━━━ Data to process ━━━
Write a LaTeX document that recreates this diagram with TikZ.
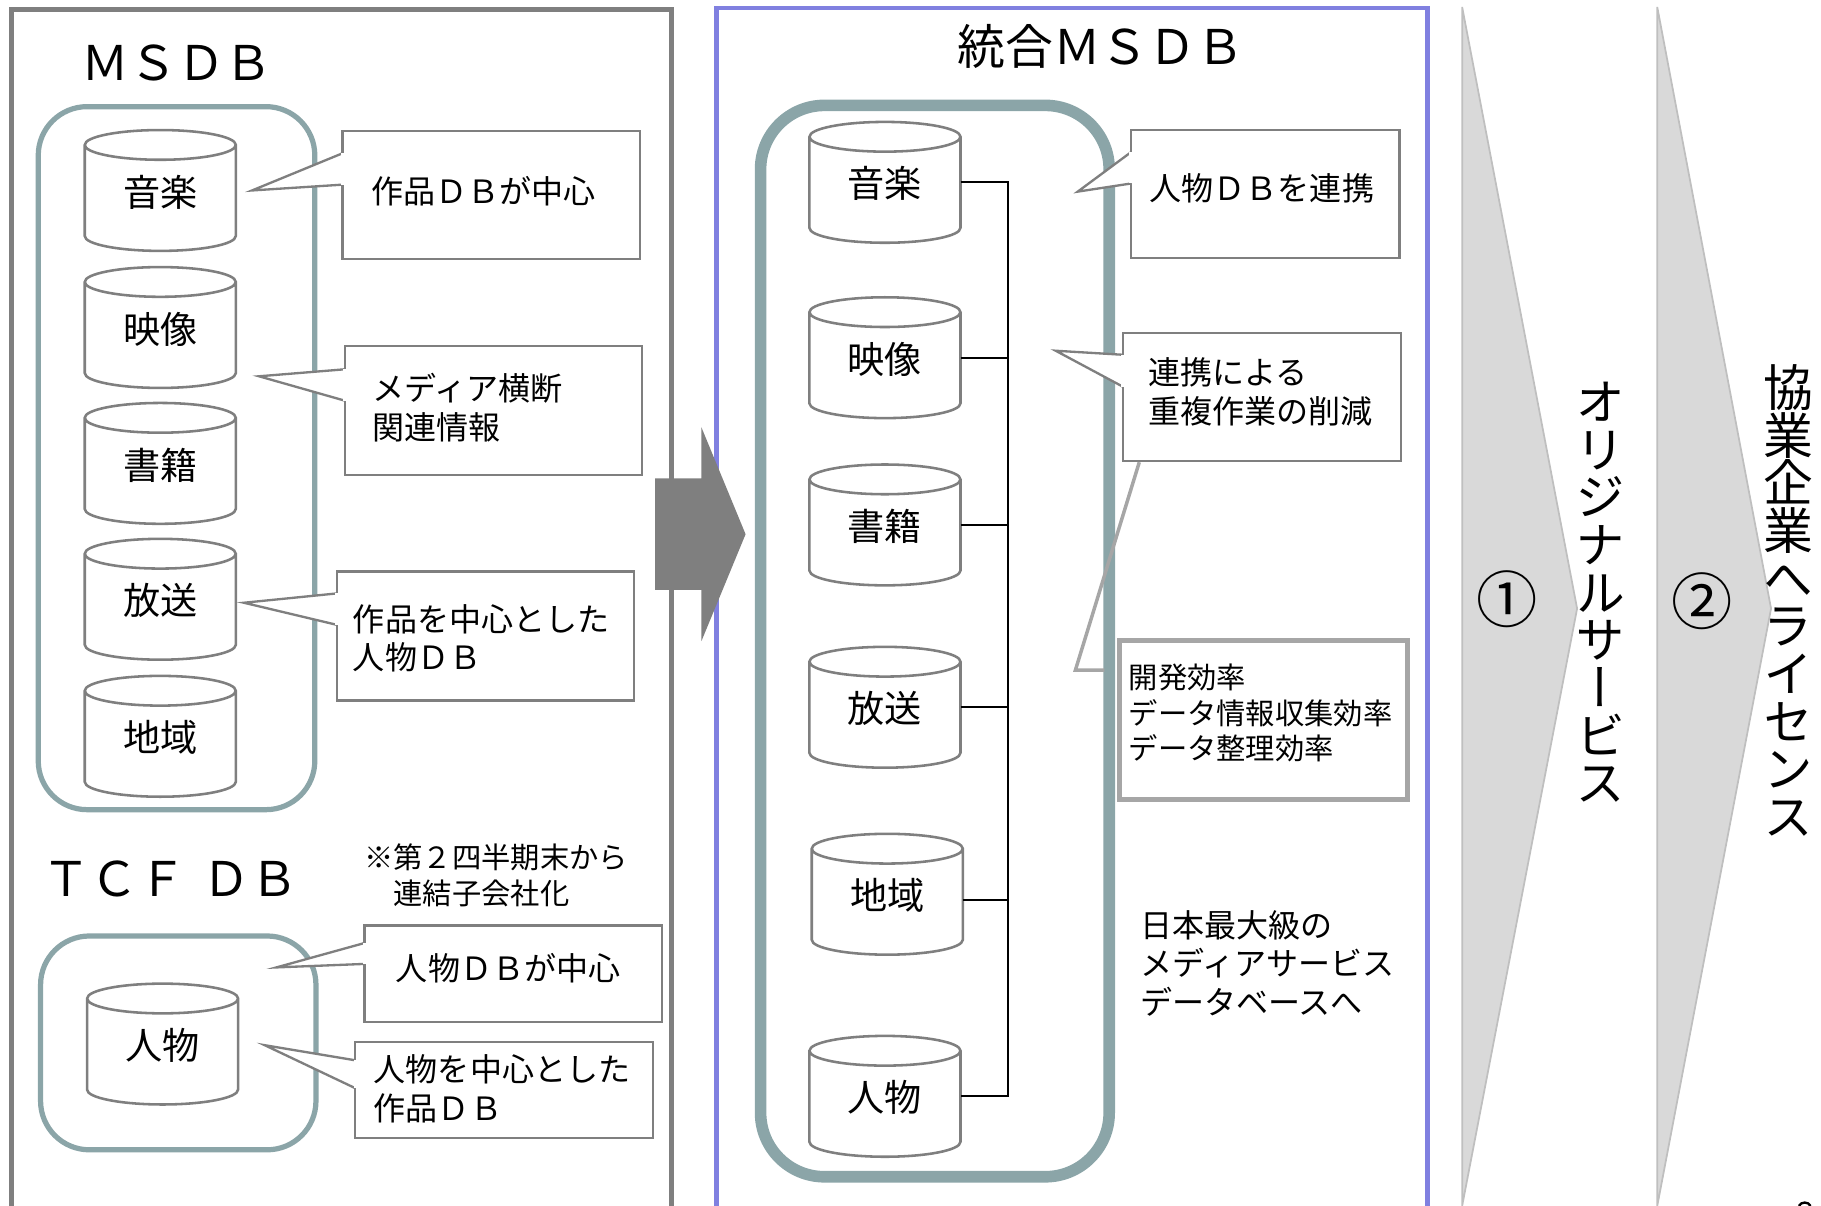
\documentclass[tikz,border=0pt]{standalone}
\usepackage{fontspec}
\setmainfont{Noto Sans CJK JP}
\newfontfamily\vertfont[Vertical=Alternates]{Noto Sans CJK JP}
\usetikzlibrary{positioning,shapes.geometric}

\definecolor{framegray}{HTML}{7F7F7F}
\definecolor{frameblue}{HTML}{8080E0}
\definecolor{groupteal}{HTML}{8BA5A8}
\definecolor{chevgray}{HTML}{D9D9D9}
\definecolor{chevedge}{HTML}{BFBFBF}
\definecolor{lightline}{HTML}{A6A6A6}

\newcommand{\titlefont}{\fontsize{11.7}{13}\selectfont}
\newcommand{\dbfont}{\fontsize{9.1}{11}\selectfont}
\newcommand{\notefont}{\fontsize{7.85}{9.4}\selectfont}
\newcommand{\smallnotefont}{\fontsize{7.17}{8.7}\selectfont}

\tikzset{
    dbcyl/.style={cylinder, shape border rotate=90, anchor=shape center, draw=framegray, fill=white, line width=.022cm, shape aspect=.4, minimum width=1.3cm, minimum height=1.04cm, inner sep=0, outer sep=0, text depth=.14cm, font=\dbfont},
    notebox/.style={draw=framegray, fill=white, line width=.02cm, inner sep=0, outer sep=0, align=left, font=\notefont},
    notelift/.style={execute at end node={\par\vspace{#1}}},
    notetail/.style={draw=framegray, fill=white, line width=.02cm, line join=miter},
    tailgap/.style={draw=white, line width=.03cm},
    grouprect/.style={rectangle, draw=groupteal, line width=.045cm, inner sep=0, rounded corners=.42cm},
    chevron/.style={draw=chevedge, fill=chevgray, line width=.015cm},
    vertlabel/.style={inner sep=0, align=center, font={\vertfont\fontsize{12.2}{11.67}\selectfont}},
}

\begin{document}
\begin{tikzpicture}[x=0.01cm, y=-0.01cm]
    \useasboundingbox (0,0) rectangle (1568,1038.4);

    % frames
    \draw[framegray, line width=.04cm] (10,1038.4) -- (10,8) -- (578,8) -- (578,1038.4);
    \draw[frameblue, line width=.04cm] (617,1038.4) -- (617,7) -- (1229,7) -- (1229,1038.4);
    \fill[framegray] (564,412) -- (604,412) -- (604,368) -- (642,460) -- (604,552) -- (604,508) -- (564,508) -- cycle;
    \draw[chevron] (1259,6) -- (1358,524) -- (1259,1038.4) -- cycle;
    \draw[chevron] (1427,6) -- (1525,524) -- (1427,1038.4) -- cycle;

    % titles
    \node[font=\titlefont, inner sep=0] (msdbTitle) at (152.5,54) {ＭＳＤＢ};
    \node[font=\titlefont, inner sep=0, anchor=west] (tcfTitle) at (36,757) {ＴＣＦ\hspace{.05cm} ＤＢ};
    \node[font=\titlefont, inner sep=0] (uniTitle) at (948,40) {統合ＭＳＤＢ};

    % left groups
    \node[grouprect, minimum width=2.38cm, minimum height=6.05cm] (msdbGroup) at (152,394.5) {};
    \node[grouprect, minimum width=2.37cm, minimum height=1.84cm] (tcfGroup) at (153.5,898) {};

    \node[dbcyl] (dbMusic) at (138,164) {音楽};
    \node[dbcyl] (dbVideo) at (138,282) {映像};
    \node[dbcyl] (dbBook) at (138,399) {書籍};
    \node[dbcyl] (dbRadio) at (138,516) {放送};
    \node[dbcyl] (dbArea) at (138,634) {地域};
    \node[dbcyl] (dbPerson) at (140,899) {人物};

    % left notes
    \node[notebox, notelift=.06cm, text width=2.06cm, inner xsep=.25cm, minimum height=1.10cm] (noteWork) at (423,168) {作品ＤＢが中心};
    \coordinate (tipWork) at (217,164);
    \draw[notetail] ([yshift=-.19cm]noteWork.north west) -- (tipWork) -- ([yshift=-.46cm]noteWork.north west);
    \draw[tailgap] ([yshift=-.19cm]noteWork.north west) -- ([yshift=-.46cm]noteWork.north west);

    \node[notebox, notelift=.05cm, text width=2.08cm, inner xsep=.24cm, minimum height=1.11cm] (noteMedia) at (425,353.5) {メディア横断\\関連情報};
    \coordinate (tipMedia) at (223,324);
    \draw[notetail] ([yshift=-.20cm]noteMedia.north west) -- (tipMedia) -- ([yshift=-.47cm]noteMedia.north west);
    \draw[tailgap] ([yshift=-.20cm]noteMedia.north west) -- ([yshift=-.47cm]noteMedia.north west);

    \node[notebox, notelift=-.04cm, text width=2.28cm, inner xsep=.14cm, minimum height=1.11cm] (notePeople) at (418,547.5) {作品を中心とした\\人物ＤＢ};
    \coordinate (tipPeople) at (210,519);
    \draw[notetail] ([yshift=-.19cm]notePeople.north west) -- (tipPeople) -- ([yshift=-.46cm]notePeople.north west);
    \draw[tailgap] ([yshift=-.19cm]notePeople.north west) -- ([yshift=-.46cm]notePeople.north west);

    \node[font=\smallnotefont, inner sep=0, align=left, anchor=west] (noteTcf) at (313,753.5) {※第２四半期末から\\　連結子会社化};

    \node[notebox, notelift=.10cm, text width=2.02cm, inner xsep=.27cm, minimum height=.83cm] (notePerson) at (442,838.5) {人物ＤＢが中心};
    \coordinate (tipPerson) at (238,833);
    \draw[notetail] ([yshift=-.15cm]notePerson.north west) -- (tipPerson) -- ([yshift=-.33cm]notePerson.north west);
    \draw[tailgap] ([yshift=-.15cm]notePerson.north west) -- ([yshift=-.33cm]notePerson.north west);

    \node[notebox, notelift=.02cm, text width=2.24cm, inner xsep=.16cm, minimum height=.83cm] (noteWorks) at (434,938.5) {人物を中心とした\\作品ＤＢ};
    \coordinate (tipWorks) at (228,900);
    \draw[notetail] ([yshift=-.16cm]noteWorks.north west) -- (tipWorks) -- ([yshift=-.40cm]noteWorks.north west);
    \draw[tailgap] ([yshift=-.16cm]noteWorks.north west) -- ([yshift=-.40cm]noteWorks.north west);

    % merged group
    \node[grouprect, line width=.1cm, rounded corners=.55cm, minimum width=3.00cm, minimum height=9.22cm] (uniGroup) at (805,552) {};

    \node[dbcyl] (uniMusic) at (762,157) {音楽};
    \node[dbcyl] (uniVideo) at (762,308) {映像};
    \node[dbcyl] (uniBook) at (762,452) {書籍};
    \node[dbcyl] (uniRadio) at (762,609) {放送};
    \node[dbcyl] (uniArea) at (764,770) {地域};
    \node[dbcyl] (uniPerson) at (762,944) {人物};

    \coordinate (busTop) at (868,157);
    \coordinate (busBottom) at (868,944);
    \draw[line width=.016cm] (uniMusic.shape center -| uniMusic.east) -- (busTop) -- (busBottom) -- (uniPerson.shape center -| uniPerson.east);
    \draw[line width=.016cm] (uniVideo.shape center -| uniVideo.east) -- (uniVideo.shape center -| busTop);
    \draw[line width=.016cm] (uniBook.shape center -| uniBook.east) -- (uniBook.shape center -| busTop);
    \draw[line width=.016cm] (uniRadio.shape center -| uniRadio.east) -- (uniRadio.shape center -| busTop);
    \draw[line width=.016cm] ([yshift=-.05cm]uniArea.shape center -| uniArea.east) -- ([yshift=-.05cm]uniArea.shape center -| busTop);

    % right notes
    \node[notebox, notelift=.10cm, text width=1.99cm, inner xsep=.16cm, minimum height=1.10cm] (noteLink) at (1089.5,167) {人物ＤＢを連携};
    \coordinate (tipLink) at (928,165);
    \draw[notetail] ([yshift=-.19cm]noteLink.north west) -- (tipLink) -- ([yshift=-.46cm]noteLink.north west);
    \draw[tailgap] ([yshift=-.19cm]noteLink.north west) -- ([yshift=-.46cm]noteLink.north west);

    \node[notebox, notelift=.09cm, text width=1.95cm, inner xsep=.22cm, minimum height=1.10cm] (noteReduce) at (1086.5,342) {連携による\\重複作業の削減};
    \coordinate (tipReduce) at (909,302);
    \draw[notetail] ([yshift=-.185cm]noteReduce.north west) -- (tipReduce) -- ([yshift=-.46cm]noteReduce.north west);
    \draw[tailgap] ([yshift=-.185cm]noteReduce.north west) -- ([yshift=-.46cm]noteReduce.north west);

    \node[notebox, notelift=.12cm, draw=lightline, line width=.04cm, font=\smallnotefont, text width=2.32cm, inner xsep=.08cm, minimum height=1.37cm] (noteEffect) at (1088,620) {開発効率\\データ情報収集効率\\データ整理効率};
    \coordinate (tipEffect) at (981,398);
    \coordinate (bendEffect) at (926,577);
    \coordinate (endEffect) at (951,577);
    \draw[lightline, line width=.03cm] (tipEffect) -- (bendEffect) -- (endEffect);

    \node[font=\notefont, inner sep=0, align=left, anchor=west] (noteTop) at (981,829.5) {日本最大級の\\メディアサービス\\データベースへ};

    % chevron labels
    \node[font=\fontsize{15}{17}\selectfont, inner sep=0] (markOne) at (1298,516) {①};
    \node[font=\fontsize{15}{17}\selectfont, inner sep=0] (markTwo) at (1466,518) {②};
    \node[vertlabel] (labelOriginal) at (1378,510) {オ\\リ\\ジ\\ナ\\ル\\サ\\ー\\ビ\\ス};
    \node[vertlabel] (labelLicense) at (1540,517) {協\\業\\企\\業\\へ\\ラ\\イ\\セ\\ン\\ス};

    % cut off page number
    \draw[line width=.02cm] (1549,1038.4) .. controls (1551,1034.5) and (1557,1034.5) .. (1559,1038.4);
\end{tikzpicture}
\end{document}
━━━
━━━ Data to process ━━━
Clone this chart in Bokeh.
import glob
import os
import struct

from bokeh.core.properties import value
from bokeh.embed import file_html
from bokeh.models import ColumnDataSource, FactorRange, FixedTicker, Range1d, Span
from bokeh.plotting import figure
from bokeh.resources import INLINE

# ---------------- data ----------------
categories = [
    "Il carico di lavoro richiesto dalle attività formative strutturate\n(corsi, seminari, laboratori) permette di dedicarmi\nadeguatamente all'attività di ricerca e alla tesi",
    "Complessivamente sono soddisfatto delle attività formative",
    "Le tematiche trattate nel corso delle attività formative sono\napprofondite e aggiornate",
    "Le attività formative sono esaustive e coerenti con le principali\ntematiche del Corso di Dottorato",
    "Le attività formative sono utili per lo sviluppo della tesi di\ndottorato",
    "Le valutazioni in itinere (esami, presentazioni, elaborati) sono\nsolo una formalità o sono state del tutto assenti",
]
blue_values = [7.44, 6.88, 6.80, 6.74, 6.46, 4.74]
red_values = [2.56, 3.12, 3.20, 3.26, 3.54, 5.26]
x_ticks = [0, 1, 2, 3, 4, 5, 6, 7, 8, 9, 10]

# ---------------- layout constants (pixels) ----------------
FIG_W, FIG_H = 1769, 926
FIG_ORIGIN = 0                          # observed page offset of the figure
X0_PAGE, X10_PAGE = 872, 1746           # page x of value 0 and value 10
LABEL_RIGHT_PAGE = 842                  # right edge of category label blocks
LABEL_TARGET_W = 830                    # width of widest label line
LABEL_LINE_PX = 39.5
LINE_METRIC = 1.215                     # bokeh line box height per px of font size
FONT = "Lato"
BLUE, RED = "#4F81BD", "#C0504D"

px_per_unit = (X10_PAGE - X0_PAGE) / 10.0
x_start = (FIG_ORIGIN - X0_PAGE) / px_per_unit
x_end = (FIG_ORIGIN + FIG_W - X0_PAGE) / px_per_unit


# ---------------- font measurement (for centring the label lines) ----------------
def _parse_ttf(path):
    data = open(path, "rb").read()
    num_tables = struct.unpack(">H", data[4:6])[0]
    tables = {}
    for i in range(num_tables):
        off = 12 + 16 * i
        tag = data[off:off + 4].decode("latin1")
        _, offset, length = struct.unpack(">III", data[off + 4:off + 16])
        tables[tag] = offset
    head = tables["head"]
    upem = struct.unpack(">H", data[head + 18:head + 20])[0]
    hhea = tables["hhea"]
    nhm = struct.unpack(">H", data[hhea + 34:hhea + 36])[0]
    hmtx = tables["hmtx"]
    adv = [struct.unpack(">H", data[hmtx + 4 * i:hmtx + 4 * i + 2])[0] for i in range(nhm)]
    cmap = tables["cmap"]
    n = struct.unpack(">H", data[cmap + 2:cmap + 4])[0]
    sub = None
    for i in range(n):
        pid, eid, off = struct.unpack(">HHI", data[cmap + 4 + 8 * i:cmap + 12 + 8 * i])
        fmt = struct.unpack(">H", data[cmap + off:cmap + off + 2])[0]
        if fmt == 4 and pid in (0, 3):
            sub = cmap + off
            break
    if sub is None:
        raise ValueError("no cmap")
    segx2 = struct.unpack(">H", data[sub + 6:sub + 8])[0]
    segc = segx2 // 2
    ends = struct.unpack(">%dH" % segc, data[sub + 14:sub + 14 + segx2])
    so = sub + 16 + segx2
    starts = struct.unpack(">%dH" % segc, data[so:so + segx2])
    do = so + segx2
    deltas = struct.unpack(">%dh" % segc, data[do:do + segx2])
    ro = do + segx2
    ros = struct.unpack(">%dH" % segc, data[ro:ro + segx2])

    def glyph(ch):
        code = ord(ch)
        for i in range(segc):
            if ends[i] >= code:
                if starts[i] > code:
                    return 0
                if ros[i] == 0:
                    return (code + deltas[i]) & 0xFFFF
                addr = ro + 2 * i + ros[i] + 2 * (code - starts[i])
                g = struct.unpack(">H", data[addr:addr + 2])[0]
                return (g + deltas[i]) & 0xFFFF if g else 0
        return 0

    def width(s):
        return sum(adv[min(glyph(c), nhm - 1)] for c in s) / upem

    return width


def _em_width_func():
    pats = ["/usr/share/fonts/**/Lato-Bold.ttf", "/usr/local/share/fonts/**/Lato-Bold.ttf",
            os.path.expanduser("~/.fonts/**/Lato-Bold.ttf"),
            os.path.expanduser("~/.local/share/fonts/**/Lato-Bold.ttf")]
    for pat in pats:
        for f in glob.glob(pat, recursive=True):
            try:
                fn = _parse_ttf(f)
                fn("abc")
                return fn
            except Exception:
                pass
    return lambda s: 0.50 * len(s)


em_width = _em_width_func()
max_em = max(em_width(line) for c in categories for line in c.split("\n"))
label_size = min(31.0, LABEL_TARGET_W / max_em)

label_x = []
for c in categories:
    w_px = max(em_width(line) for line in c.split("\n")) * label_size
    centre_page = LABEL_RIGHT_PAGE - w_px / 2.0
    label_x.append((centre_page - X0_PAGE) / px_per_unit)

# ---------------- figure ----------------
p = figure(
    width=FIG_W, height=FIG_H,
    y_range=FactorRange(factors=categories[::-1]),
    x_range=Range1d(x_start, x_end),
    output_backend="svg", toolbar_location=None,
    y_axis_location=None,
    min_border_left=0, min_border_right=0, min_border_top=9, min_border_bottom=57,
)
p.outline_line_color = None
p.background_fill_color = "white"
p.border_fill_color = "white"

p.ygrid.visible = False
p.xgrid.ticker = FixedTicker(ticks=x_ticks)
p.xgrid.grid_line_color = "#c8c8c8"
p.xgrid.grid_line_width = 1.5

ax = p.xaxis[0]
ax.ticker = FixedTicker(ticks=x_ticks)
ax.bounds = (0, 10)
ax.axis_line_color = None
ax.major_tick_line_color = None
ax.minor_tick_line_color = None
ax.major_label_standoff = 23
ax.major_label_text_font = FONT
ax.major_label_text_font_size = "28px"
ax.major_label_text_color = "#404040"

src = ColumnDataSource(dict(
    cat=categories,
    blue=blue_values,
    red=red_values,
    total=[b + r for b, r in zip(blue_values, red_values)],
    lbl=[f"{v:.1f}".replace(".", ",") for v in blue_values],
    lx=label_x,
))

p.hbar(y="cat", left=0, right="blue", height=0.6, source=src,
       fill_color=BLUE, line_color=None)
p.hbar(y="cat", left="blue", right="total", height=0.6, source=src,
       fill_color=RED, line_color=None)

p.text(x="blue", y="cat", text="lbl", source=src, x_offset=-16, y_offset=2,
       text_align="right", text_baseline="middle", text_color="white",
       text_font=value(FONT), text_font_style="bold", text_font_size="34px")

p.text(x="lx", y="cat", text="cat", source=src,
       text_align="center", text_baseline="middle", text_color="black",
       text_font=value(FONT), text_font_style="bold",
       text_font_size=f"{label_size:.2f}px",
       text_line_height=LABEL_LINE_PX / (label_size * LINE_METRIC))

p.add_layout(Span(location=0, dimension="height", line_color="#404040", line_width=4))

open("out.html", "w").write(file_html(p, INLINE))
━━━
### The exercise:
From the records above, print exactly the lines that run from the line with "Clone this chart in Bokeh." to the line with "from bokeh.resources import INLINE", inclusive.

### Result of this exercise:
Clone this chart in Bokeh.
import glob
import os
import struct

from bokeh.core.properties import value
from bokeh.embed import file_html
from bokeh.models import ColumnDataSource, FactorRange, FixedTicker, Range1d, Span
from bokeh.plotting import figure
from bokeh.resources import INLINE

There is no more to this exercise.